I feel used - This is no way to treat a friend. I am not his scratching post, or his whore. I am his friend. I feel like I am being treated like an object.

So, yes. There is a fundamental difference between girls and boys (not just the obvious!), although I am not sure what it is. But when they clash, something goes horribly, horribly wrong... And I don't think that is down to conditioning.

23/02/2009

What is this?

I've had joint issues for as long as I can remember.
I say joint 'issues', because I use the word 'issues' to mean almost anything - last year in maths I had polynomial issues, I have rejection issues, I have drug issues (not the ones you think!)
I also say 'issues', because I have no diagnosis.

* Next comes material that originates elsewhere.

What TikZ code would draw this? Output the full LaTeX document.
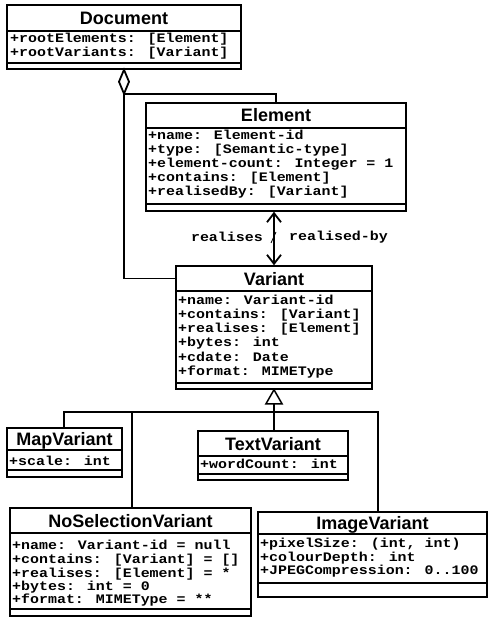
\documentclass[tikz,border=0pt]{standalone}
\usepackage{fontspec}
\usetikzlibrary{fit,arrows.meta}
\newfontfamily\titlefamily{Liberation Sans}
\newfontfamily\monofamily[FakeStretch=1.15]{Liberation Mono}

\tikzset{
  classbox/.style={draw, line width=1.5pt, inner sep=0pt},
  compline/.style={line width=1.2pt},
  classname/.style={font=\titlefamily\bfseries\fontsize{18}{20}\selectfont,
    inner sep=0pt, text height=13pt, text depth=0pt},
  attr/.style={font=\monofamily\bfseries\fontsize{13}{14}\selectfont,
    inner sep=0pt, anchor=base west},
  rolelabel/.style={font=\monofamily\bfseries\fontsize{13}{14}\selectfont,
    inner sep=0pt},
  link/.style={line width=1.8pt},
  barb/.tip={Straight Barb[length=9pt,width=14pt]},
}

% class box: name, left, top, right, title rule, attribute rule, bottom, title
\newcommand{\umlclass}[8]{%
  \node[classbox, fit={(#2,#3) (#4,#7)}] (#1) {};
  \node[inner sep=0pt, fit={(#2,#3) (#4,#5)}] (#1-head) {};
  \node[classname] (#1-name) at (#1-head.center) {#8};
  \draw[compline] (#2,#5) -- (#4,#5);
  \draw[compline] (#2,#6) -- (#4,#6);
}
% one attribute line: node name, x, baseline, text
\newcommand{\attrline}[4]{\node[attr] (#1) at (#2,#3) {#4};}

\begin{document}
\begin{tikzpicture}[x=1pt, y=-1pt]
\useasboundingbox (0,0) rectangle (489,617);

% Document
\umlclass{doc}{7}{5}{241}{31}{63}{69}{Document}
\attrline{doc-a1}{10}{43}{+rootElements: [Element]}
\attrline{doc-a2}{10}{57}{+rootVariants: [Variant]}

% Element
\umlclass{elem}{146}{103}{406}{128}{204}{211}{Element}
\attrline{elem-a1}{148}{140}{+name: Element-id}
\attrline{elem-a2}{148}{154}{+type: [Semantic-type]}
\attrline{elem-a3}{148}{168}{+element-count: Integer = 1}
\attrline{elem-a4}{148}{182}{+contains: [Element]}
\attrline{elem-a5}{148}{196}{+realisedBy: [Variant]}

% Variant
\umlclass{var}{176}{266}{372}{291}{383}{389}{Variant}
\attrline{var-a1}{178}{304}{+name: Variant-id}
\attrline{var-a2}{178}{318}{+contains: [Variant]}
\attrline{var-a3}{178}{332}{+realises: [Element]}
\attrline{var-a4}{178}{346}{+bytes: int}
\attrline{var-a5}{178}{361}{+cdate: Date}
\attrline{var-a6}{178}{375}{+format: MIMEType}

% MapVariant
\umlclass{map}{7}{428}{122}{450}{470}{477}{MapVariant}
\attrline{map-a1}{9}{465}{+scale: int}

% TextVariant
\umlclass{textv}{198}{431}{348}{456}{474}{480}{TextVariant}
\attrline{textv-a1}{200}{468}{+wordCount: int}

% NoSelectionVariant
\umlclass{nosel}{10}{508}{251}{533}{609}{616}{NoSelectionVariant}
\attrline{nosel-a1}{12}{549}{+name: Variant-id = null}
\attrline{nosel-a2}{12}{563}{+contains: [Variant] = []}
\attrline{nosel-a3}{12}{577}{+realises: [Element] = *}
\attrline{nosel-a4}{12}{590}{+bytes: int = 0}
\attrline{nosel-a5}{12}{603}{+format: MIMEType = **}

% ImageVariant
\umlclass{img}{258}{512}{487}{534}{583}{597}{ImageVariant}
\attrline{img-a1}{260}{547}{+pixelSize: (int, int)}
\attrline{img-a2}{260}{561}{+colourDepth: int}
\attrline{img-a3}{260}{574}{+JPEGCompression: 0..100}

% aggregation from Document to Element and Variant
\draw[link, fill=white] (doc.south) -- ++(5,12) -- ++(-5,12) -- ++(-5,-12) -- cycle;
\coordinate (agg) at ([yshift=-24pt]doc.south);
\draw[link] (agg) -| (elem.north);
\draw[link] (agg) |- (var-head.west);

% realises / realised-by association
\draw[link, barb-barb] (var.north |- elem.south) -- (var.north);
\draw[line width=0.8pt] (271,243) -- (276,232);
\node[rolelabel, anchor=east] (role-a) at (263,237) {realises};
\node[rolelabel, anchor=west] (role-b) at (289,237) {realised-by};

% generalisation of the Variant subclasses
\draw[link, fill=white, line width=1.5pt] (var.south) -- ++(8,14) -- ++(-16,0) -- cycle;
\coordinate (genbase) at ([yshift=-14pt]var.south);
\coordinate (busL) at (64,412);
\coordinate (busN) at (132,412);
\coordinate (busR) at (378,412);
\draw[link] (genbase) -- (genbase |- textv.north);
\draw[link] (busL |- map.north) -- (busL) -- (busR) -- (busR |- img.north);
\draw[link] (busN) -- (busN |- nosel.north);
\end{tikzpicture}
\end{document}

I first visited my GP on the subject in 2007. He thought there was nothing wrong, but ordered a blood test. The results showed positive anti-nuclear antibodies (ANA), and I was referred to a rheumatologist.
The rheumatologist prescribed Naproxen, which made me sick, and did not help with the pain.
Then, I was prescribed Meloxicam/Mobic, which didn't make me ill, but also didn't help with the pain.
A visit to my GP resulted in a repeat prescription for codeine, and that's the way my medication has remained since.
My rheumatologist initially gave me a diagnosis of Juvenile Idiopathic Arthritis, but after the NSAIDs did nothing for me, and my bloodwork failed to show elevated C-reactive protein or SED rate (inflammatory markers) he retracted that diagnosis, and washed his hands of me.

The problem I now face is that the pain is getting much, much worse. It is beginning to limit my mobility and ability.
I do not go a day without pain.
The codeine does not take the pain away, it barely takes the edge off, and the side effects are too bad for me to take much of it - constipation, nausea, drowsiness, rebound headache.

So, here I am. I deal. I realise that because my bloodwork shows nothing of consequence, my rheumatologist is a first-class dick and my family does not support me, visiting my GP would not improve my situation.

However, I have support. I have friends, and I have the Hypermobility Syndrome Association (link to the right). I have chosen to accept that I have what my friends and I refer to as 'Wonky Joints', which is accepted amongst all the people who matter.